Hoje na Sábado escrevo sobre Um breve guia para Clássicos Filosóficos, de James M. Russell. A tradução de Jorge Pereirinha Pires é correcta, mas o título soa estranho. Visto numa montra, é imediata a tentação de perguntar: e por que não um breve guia para… Clássicos de Filosofia? Uma vez lido, percebe-se. O enfoque de Russell ultrapassa os clássicos de filosofia tout court. Dois exemplos: nem O Estrangeiro (1942), de Camus, nem O Principezinho (1943), de Saint-Exupéry, são obras de filosofia. Contudo, Russell ocupa-se delas, e de mais sessenta e quatro, para estabelecer o fio condutor da tradição filosófica ocidental. Fê-lo com recurso a um largo espectro genológico: romances, livros infantis, ficção científica, etc.
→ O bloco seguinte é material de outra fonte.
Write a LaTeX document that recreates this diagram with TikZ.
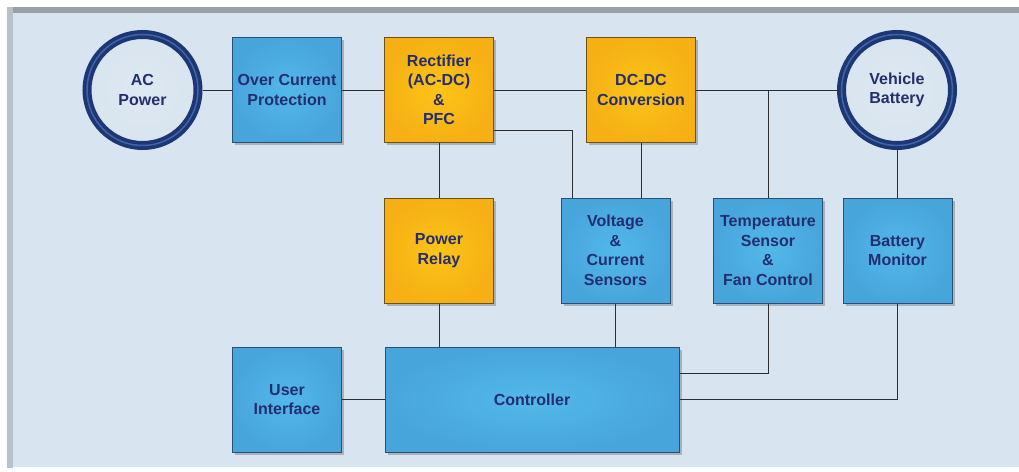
\documentclass[tikz,border=0pt]{standalone}
\usepackage{fontspec}
\setmainfont{Liberation Sans}
\usepackage{tikz}
\usetikzlibrary{shadows, calc, backgrounds}
\definecolor{panelBlue}{RGB}{216,228,239}
\definecolor{frameGray}{RGB}{150,161,170}
\definecolor{frameLight}{RGB}{182,194,203}
\definecolor{boxBlue}{RGB}{82,184,234}
\definecolor{boxBlueDark}{RGB}{72,165,220}
\definecolor{boxEdge}{RGB}{40,80,115}
\definecolor{boxGold}{RGB}{252,196,24}
\definecolor{boxGoldDark}{RGB}{246,176,20}
\definecolor{goldEdge}{RGB}{110,82,20}
\definecolor{textNavy}{RGB}{36,46,110}
\definecolor{ringNavy}{RGB}{28,55,118}
\definecolor{ringLight}{RGB}{66,100,165}
\definecolor{wireGray}{RGB}{45,45,50}

\begin{document}
\begin{tikzpicture}[x=1pt, y=-1pt,
  box/.style={rectangle, draw=boxEdge, line width=1pt, inner color=boxBlue, outer color=boxBlueDark,
              minimum width=109pt, minimum height=105pt, inner sep=0pt, align=center, text=textNavy,
              font=\fontsize{16}{19.5}\selectfont\bfseries,
              drop shadow={shadow xshift=2.5pt, shadow yshift=-2.5pt, opacity=0.5}},
  goldbox/.style={box, draw=goldEdge, inner color=boxGold, outer color=boxGoldDark},
  ring/.style={circle, draw=ringNavy, line width=9pt, inner color=panelBlue!85!white, outer color=panelBlue,
               minimum size=111pt, inner sep=0pt, align=center, text=textNavy,
               font=\fontsize{16}{19.5}\selectfont\bfseries,
               postaction={draw=ringLight, line width=1.5pt},
               drop shadow={shadow xshift=2.5pt, shadow yshift=-2.5pt, opacity=0.35}},
  wire/.style={draw=wireGray, line width=1pt}
]
  \useasboundingbox (0,0) rectangle (1019,471);
  \fill[white] (0,0) rectangle (1019,471);
  \fill[frameGray] (7,7) rectangle (1019,13);
  \fill[frameLight] (7,7) rectangle (13,468);
  \fill[panelBlue] (13,13) rectangle (1019,467);

  \node[ring] (acin) at (142.5,90) {AC\\Power};
  \node[box] (ocp) at (287,90) {Over Current\\Protection};
  \node[goldbox] (rect) at (439,90) {Rectifier\\(AC-DC)\\\&\\PFC};
  \node[goldbox] (dcdc) at (641,90) {DC-DC\\Conversion};
  \node[ring] (batt) at (897,90) {Vehicle\\Battery};

  \node[goldbox] (relay) at (439,250.5) {Power\\Relay};
  \node[box] (sense) at (615.5,250.5) {Voltage\\\&\\Current\\Sensors};
  \node[box] (temp) at (768,250.5) {Temperature\\Sensor\\\&\\Fan Control};
  \node[box] (bmon) at (897.5,250.5) {Battery\\Monitor};

  \node[box] (ui) at (287,399.5) {User\\Interface};
  \node[box, minimum width=294pt] (ctrl) at (532,399.5) {Controller};

  \draw[wire] (acin.east) -- (ocp.west);
  \draw[wire] (ocp.east) -- (rect.west);
  \draw[wire] (rect.east) -- (dcdc.west);
  \draw[wire] (dcdc.east) -- (batt.west);
  \draw[wire] ([yshift=-40pt]rect.east) -| ([xshift=-43.5pt]sense.north);
  \draw[wire] (dcdc.south) -- (dcdc.south |- sense.north);
  \draw[wire] (temp.north) -- (temp.north |- dcdc.east);
  \draw[wire] (batt.south) -- (batt.south |- bmon.north);
  \draw[wire] (rect.south) -- (relay.north);
  \draw[wire] (relay.south) -- (relay.south |- ctrl.north);
  \draw[wire] (sense.south) -- (sense.south |- ctrl.north);
  \draw[wire] (temp.south) |- ([yshift=26.5pt]ctrl.east);
  \draw[wire] (bmon.south) |- (ctrl.east);
  \draw[wire] (ui.east) -- (ctrl.west);
\end{tikzpicture}
\end{document}
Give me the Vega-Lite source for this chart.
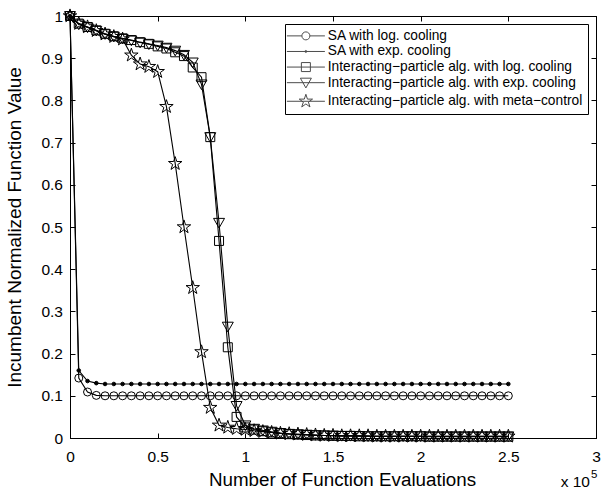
{
  "$schema": "https://vega.github.io/schema/vega-lite/v6.json",
  "width": 526,
  "height": 422,
  "autosize": "none",
  "padding": {"left": 70, "top": 16, "right": 8, "bottom": 53},
  "background": "white",
  "config": {
    "font": "Liberation Sans",
    "view": {"stroke": "black", "strokeWidth": 1},
    "axis": {
      "grid": false,
      "domainColor": "black",
      "tickColor": "black",
      "labelColor": "black",
      "titleColor": "black",
      "labelFont": "Liberation Sans",
      "titleFont": "Liberation Sans",
      "titleFontWeight": "normal",
      "labelFlush": false,
      "labelOverlap": false
    }
  },
  "data": {
    "values": [
      {"x": 0, "a": 1, "b": 1, "c": 1, "d": 1, "e": 1},
      {"x": 5000, "a": 0.142, "b": 0.16, "c": 0.982, "d": 0.98, "e": 0.982},
      {"x": 10000, "a": 0.109, "b": 0.135, "c": 0.974, "d": 0.973, "e": 0.974},
      {"x": 15000, "a": 0.101, "b": 0.13, "c": 0.966, "d": 0.965, "e": 0.965},
      {"x": 20000, "a": 0.1, "b": 0.128, "c": 0.958, "d": 0.957, "e": 0.957},
      {"x": 25000, "a": 0.1, "b": 0.128, "c": 0.952, "d": 0.951, "e": 0.951},
      {"x": 30000, "a": 0.1, "b": 0.128, "c": 0.947, "d": 0.946, "e": 0.945},
      {"x": 35000, "a": 0.1, "b": 0.128, "c": 0.943, "d": 0.942, "e": 0.907},
      {"x": 40000, "a": 0.1, "b": 0.128, "c": 0.938, "d": 0.937, "e": 0.886},
      {"x": 45000, "a": 0.1, "b": 0.128, "c": 0.934, "d": 0.933, "e": 0.88},
      {"x": 50000, "a": 0.1, "b": 0.128, "c": 0.928, "d": 0.93, "e": 0.868},
      {"x": 55000, "a": 0.1, "b": 0.128, "c": 0.923, "d": 0.925, "e": 0.785},
      {"x": 60000, "a": 0.1, "b": 0.128, "c": 0.914, "d": 0.918, "e": 0.65},
      {"x": 65000, "a": 0.1, "b": 0.128, "c": 0.905, "d": 0.908, "e": 0.5},
      {"x": 70000, "a": 0.1, "b": 0.128, "c": 0.878, "d": 0.89, "e": 0.356},
      {"x": 75000, "a": 0.1, "b": 0.128, "c": 0.855, "d": 0.838, "e": 0.204},
      {"x": 80000, "a": 0.1, "b": 0.128, "c": 0.713, "d": 0.713, "e": 0.072},
      {"x": 85000, "a": 0.1, "b": 0.128, "c": 0.467, "d": 0.51, "e": 0.03},
      {"x": 90000, "a": 0.1, "b": 0.128, "c": 0.215, "d": 0.264, "e": 0.025},
      {"x": 95000, "a": 0.1, "b": 0.128, "c": 0.05, "d": 0.076, "e": 0.022},
      {"x": 100000, "a": 0.1, "b": 0.128, "c": 0.025, "d": 0.03, "e": 0.02},
      {"x": 105000, "a": 0.1, "b": 0.128, "c": 0.02, "d": 0.022, "e": 0.017},
      {"x": 110000, "a": 0.1, "b": 0.128, "c": 0.016, "d": 0.018, "e": 0.015},
      {"x": 115000, "a": 0.1, "b": 0.128, "c": 0.013, "d": 0.015, "e": 0.013},
      {"x": 120000, "a": 0.1, "b": 0.128, "c": 0.011, "d": 0.012, "e": 0.011},
      {"x": 125000, "a": 0.1, "b": 0.128, "c": 0.009, "d": 0.01, "e": 0.01},
      {"x": 130000, "a": 0.1, "b": 0.128, "c": 0.008, "d": 0.009, "e": 0.009},
      {"x": 135000, "a": 0.1, "b": 0.128, "c": 0.007, "d": 0.008, "e": 0.008},
      {"x": 140000, "a": 0.1, "b": 0.128, "c": 0.006, "d": 0.007, "e": 0.007},
      {"x": 145000, "a": 0.1, "b": 0.128, "c": 0.006, "d": 0.006, "e": 0.006},
      {"x": 150000, "a": 0.1, "b": 0.128, "c": 0.005, "d": 0.006, "e": 0.006},
      {"x": 155000, "a": 0.1, "b": 0.128, "c": 0.005, "d": 0.005, "e": 0.005},
      {"x": 160000, "a": 0.1, "b": 0.128, "c": 0.005, "d": 0.005, "e": 0.005},
      {"x": 165000, "a": 0.1, "b": 0.128, "c": 0.004, "d": 0.005, "e": 0.005},
      {"x": 170000, "a": 0.1, "b": 0.128, "c": 0.004, "d": 0.004, "e": 0.005},
      {"x": 175000, "a": 0.1, "b": 0.128, "c": 0.004, "d": 0.004, "e": 0.004},
      {"x": 180000, "a": 0.1, "b": 0.128, "c": 0.004, "d": 0.004, "e": 0.004},
      {"x": 185000, "a": 0.1, "b": 0.128, "c": 0.004, "d": 0.004, "e": 0.004},
      {"x": 190000, "a": 0.1, "b": 0.128, "c": 0.004, "d": 0.004, "e": 0.004},
      {"x": 195000, "a": 0.1, "b": 0.128, "c": 0.004, "d": 0.004, "e": 0.004},
      {"x": 200000, "a": 0.1, "b": 0.128, "c": 0.004, "d": 0.004, "e": 0.004},
      {"x": 205000, "a": 0.1, "b": 0.128, "c": 0.003, "d": 0.004, "e": 0.004},
      {"x": 210000, "a": 0.1, "b": 0.128, "c": 0.003, "d": 0.004, "e": 0.004},
      {"x": 215000, "a": 0.1, "b": 0.128, "c": 0.003, "d": 0.004, "e": 0.004},
      {"x": 220000, "a": 0.1, "b": 0.128, "c": 0.003, "d": 0.004, "e": 0.004},
      {"x": 225000, "a": 0.1, "b": 0.128, "c": 0.003, "d": 0.004, "e": 0.004},
      {"x": 230000, "a": 0.1, "b": 0.128, "c": 0.003, "d": 0.004, "e": 0.004},
      {"x": 235000, "a": 0.1, "b": 0.128, "c": 0.003, "d": 0.004, "e": 0.004},
      {"x": 240000, "a": 0.1, "b": 0.128, "c": 0.003, "d": 0.004, "e": 0.004},
      {"x": 245000, "a": 0.1, "b": 0.128, "c": 0.003, "d": 0.004, "e": 0.004},
      {"x": 250000, "a": 0.1, "b": 0.128, "c": 0.003, "d": 0.004, "e": 0.004}
    ]
  },
  "transform": [{"fold": ["a", "b", "c", "d", "e"], "as": ["series", "value"]}],
  "layer": [
    {
      "mark": {"type": "line", "color": "black", "strokeWidth": 1.1},
      "encoding": {
        "x": {
          "field": "x", "type": "quantitative",
          "scale": {"domain": [0, 300000]},
          "axis": {
            "orient": "bottom",
            "values": [0, 50000, 100000, 150000, 200000, 250000, 300000],
            "labelExpr": "format(datum.value / 100000, '~g')",
            "tickSize": -5, "labelPadding": 16, "labelFontSize": 15.5,
            "title": "Number of Function Evaluations", "titleFontSize": 18.8,
            "titlePadding": 6, "titleX": 272
          }
        },
        "y": {
          "field": "value", "type": "quantitative",
          "scale": {"domain": [0, 1]},
          "axis": {
            "orient": "left",
            "values": [0, 0.1, 0.2, 0.3, 0.4, 0.5, 0.6, 0.7, 0.8, 0.9, 1],
            "labelExpr": "format(datum.value, '~g')",
            "tickSize": -5, "labelPadding": 12.5, "labelFontSize": 15.5,
            "title": "Incumbent Normalized Function Value", "titleFontSize": 19,
            "titlePadding": 16
          }
        },
        "detail": {"field": "series"}
      }
    },
    {
      "mark": {"type": "point", "filled": false, "color": "black", "strokeWidth": 1, "opacity": 1},
      "encoding": {
        "x": {"field": "x", "type": "quantitative", "axis": null},
        "y": {"field": "value", "type": "quantitative", "axis": null},
        "shape": {
          "field": "series",
          "scale": {
            "domain": ["a", "b", "c", "d", "e"],
            "range": [
              "circle",
              "circle",
              "square",
              "M-1,-0.8L1,-0.8L0,0.95Z",
              "M0,-1L0.2245,-0.309L0.951,-0.309L0.363,0.118L0.588,0.809L0,0.382L-0.588,0.809L-0.363,0.118L-0.951,-0.309L-0.2245,-0.309Z"
            ]
          },
          "legend": null
        },
        "size": {
          "field": "series",
          "scale": {"type": "ordinal", "domain": ["a", "b", "c", "d", "e"], "range": [64, 13, 81, 121, 200]},
          "legend": null
        },
        "fill": {
          "field": "series",
          "scale": {"type": "ordinal", "domain": ["a", "b", "c", "d", "e"], "range": ["transparent", "black", "transparent", "transparent", "transparent"]},
          "legend": null
        }
      }
    },
    {
      "transform": [{"filter": "false"}],
      "mark": {"type": "point", "filled": false, "color": "black", "strokeWidth": 1},
      "encoding": {
        "x": {"field": "x", "type": "quantitative", "axis": null},
        "y": {"field": "value", "type": "quantitative", "axis": null},
        "shape": {
          "field": "series",
          "scale": {
            "domain": ["a", "b", "c", "d", "e"],
            "range": [
              "M-3.8,0L-0.8,0M0.8,0L3.8,0M0.8,0A0.8,0.8,0,1,1,-0.8,0A0.8,0.8,0,1,1,0.8,0Z",
              "M-3.8,0L3.8,0M0.2,0A0.2,0.2,0,1,1,-0.2,0A0.2,0.2,0,1,1,0.2,0Z",
              "M-3.8,0L3.8,0M-0.9,-0.9L0.9,-0.9L0.9,0.9L-0.9,0.9Z",
              "M-3.8,0L3.8,0M-1.1,-0.9L1.1,-0.9L0,1.05Z",
              "M-3.8,0L3.8,0M0,-1.4L0.314,-0.433L1.331,-0.433L0.508,0.165L0.823,1.133L0,0.535L-0.823,1.133L-0.508,0.165L-1.331,-0.433L-0.314,-0.433Z"
            ]
          },
          "legend": {
            "orient": "top-right",
            "offset": 8,
            "title": null,
            "padding": 5,
            "strokeColor": "black",
            "fillColor": "white",
            "symbolSize": 100,
            "symbolOffset": 9,
            "symbolStrokeWidth": 1,
            "symbolStrokeColor": "black",
            "symbolFillColor": "transparent",
            "labelFont": "Liberation Sans",
            "labelFontSize": 13.75,
            "labelColor": "black",
            "labelOffset": 15,
            "labelLimit": 400,
            "rowPadding": 0.6,
            "labelExpr": "datum.value == 'a' ? 'SA with log. cooling' : datum.value == 'b' ? 'SA with exp. cooling' : datum.value == 'c' ? 'Interacting−particle alg. with log. cooling' : datum.value == 'd' ? 'Interacting−particle alg. with exp. cooling' : 'Interacting−particle alg. with meta−control'"
          }
        }
      }
    },
    {
      "data": {"values": [{"t": "x 10"}]},
      "mark": {"type": "text", "align": "right", "baseline": "alphabetic", "fontSize": 15.5, "font": "Liberation Sans", "color": "black", "dx": -6, "dy": 49},
      "encoding": {
        "x": {
          "datum": 300000, "type": "quantitative",
          "axis": {"orient": "top", "values": [0, 50000, 100000, 150000, 200000, 250000, 300000], "labels": false, "tickSize": -5, "title": null}
        },
        "y": {
          "datum": 0, "type": "quantitative",
          "axis": {"orient": "right", "values": [0, 0.1, 0.2, 0.3, 0.4, 0.5, 0.6, 0.7, 0.8, 0.9, 1], "labels": false, "tickSize": -5, "title": null}
        },
        "text": {"field": "t"}
      }
    },
    {
      "data": {"values": [{"t": "5"}]},
      "mark": {"type": "text", "align": "left", "baseline": "alphabetic", "fontSize": 11.5, "font": "Liberation Sans", "color": "black", "dx": -5, "dy": 40},
      "encoding": {
        "x": {"datum": 300000, "type": "quantitative", "axis": null},
        "y": {"datum": 0, "type": "quantitative", "axis": null},
        "text": {"field": "t"}
      }
    }
  ],
  "resolve": {
    "scale": {"shape": "independent", "size": "independent", "fill": "independent"},
    "axis": {"x": "independent", "y": "independent"}
  }
}
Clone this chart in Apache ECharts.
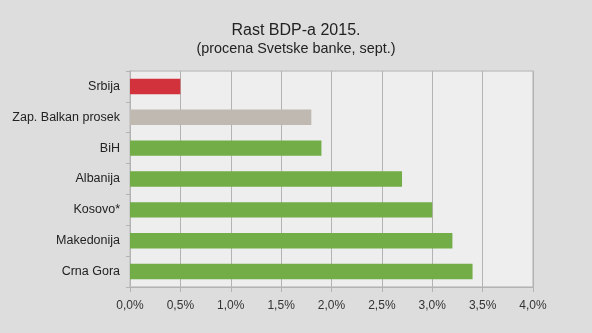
<!DOCTYPE html>
<html><head><meta charset="utf-8">
<script src="https://cdn.jsdelivr.net/npm/echarts@6/dist/echarts.min.js"></script>
<style>html,body{margin:0;padding:0;background:#dddddd;}#c{width:592px;height:333px;}</style>
</head><body><div id="c"></div>
<script>
const categories = ["Srbija","Zap. Balkan prosek","BiH","Albanija","Kosovo*","Makedonija","Crna Gora"];
const values = [0.5, 1.8, 1.9, 2.7, 3.0, 3.2, 3.4];
const barColors = ["#d2323c","#bfb9b2","#72ad47","#72ad47","#72ad47","#72ad47","#72ad47"];
const xTicks = [0,0.5,1,1.5,2,2.5,3,3.5,4];

const chart = echarts.init(document.getElementById('c'));
chart.setOption({
  backgroundColor: '#dddddd',
  animation: false,
  title: {
    text: 'Rast BDP-a 2015.',
    subtext: '(procena Svetske banke, sept.)',
    left: 'center', top: 18, itemGap: 3,
    textStyle: {fontFamily: 'Liberation Sans', fontSize: 16, fontWeight: 'normal', color: '#222'},
    subtextStyle: {fontFamily: 'Liberation Sans', fontSize: 14.4, color: '#222'}
  },
  grid: {left: 130, right: 59, top: 71, height: 216, backgroundColor: '#eeeeee', show: true,
         borderWidth: 1.5, borderColor: '#c4c4c4'},
  xAxis: {
    type: 'value', min: 0, max: 4, interval: 0.5,
    axisLine: {show: true, lineStyle: {color: '#b3b3b3'}},
    axisTick: {show: true, length: 5, lineStyle: {color: '#b3b3b3'}},
    splitLine: {show: true, lineStyle: {color: '#b3b3b3', width: 1}},
    axisLabel: {fontFamily: 'Liberation Sans', fontSize: 12, color: '#333', margin: 13,
      formatter: v => v.toFixed(1).replace('.', ',') + '%'}
  },
  yAxis: {
    type: 'category', inverse: true, data: categories,
    axisLine: {show: true, lineStyle: {color: '#b3b3b3'}},
    axisTick: {show: true, length: 4, lineStyle: {color: '#b3b3b3'}},
    axisLabel: {fontFamily: 'Liberation Sans', fontSize: 12.5, color: '#222', margin: 10}
  },
  series: [{
    type: 'bar', barWidth: '50%',
    data: values.map((v, i) => ({value: v, itemStyle: {color: barColors[i]}}))
  }]
});
</script></body></html>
Nas sete secções em que o livro se divide, Russell analisa obras de autores tão importantes como (cito apenas metade) Platão, Aristóteles, Descartes, Hobbes, Hume, Kant, Hegel, Gödel, Wittgenstein, Kierkegaard, Dostoiévski, Kafka, Borges, Huxley, Blake, Levi, Rochefoucauld, Freud, Jung, Marx, Engels, Sartre, Adorno, Rawls, Gramsci, Barthes, Lacan, Althusser, Derrida, Lyotard, Foucault, Kristeva e Baudrillard. Russell é claro acerca do propósito do livro: «fornecer breves introduções aos clássicos filosóficos [de forma] o mais acessível possível [explicando] por que motivo cada um destes livros é importante, ou considerado como tal.» Estamos portanto em presença de um verdadeiro companion, de leitura acessível a toda a gente. As secções permitem agrupar os diferentes aspectos da tradição filosófica. Com excepção do texto de abertura, sobre Os Problemas da Filosofia (1912), de Bertrand Russell, os restantes estão listados por ordem cronológica. Cada um dos sessenta e seis textos é autónomo, tendo todos, a fechar, uma ficha de leitura, redigida quase sempre com uma nota de humor. Sirva de exemplo o abstract relativo ao Manifesto do Partido Comunista (1848), de Marx e Engels: «Ter de trabalhar para viver é uma chatice.» Em suma, uma obra imprescindível para avaliar a evolução do pensamento. O volume inclui índice remissivo. Quatro estrelas e meia.

Escrevo ainda sobre 1000 Frases de Vergílio Ferreira. No ano em que se comemora o centenário do autor (1916-1996), Luís Naves organizou um volume que abrange dezasseis temas: Amor, Arte, Autobiografia, Autores, Crença, Destino, Existência, Humanidade, Irrealidade, Melancolia, Memória, Mundo, Palavra, Portugal, Povo, Sabedoria. O antólogo rastreou os romances, os ensaios e o diário vergiliano, para nos dar o retrato do autor de Nítido Nulo. Não admira que Conta-Corrente e, em especial, a primeira série, seja a fonte primordial. Os seus oito volumes, milhares de páginas escritas contra o establishment, constituem a mais incisiva radiografia do milieu literário e, por arresto, do atavismo do país. É interessante notar que o diário surge (1980) no momento em que a ficção de Vergílio inflecte, fazendo pontaria ao eco do jornalismo cultural. Não admira que livros como Para Sempre (1983) e a sequela Cartas a Sandra (1996) estejam na origem da vacuidade daquilo que passa por ficção “nova”. Seria pedagógico replicar o modelo com outros autores. Três estrelas. Publicou a Quetzal, editora que está a reeditar a obra de Vergílio Ferreira.

DIOGO SEIXAS LOPES 1972-2016


Vítima de cancro, morreu hoje, com 43 anos, o arquitecto Diogo Seixas Lopes, filho de Maria João Seixas, antiga directora da Cinemateca Nacional, e do realizador Fernando Lopes. Entre as suas obras mais conhecidas contam-se a reabilitação do Teatro Thalia e a polémica torre de dezassete andares em construção na esquina da Avenida Fontes Pereira de Melo com o Jardim Augusto Monjardino. Diogo Seixas Lopes encontrava-se neste momento a preparar a próxima Trienal de Arquitectura de Lisboa. Além da obra arquitectónica, deixa um livro notável, Melancholy and Architecture, publicado no ano passado.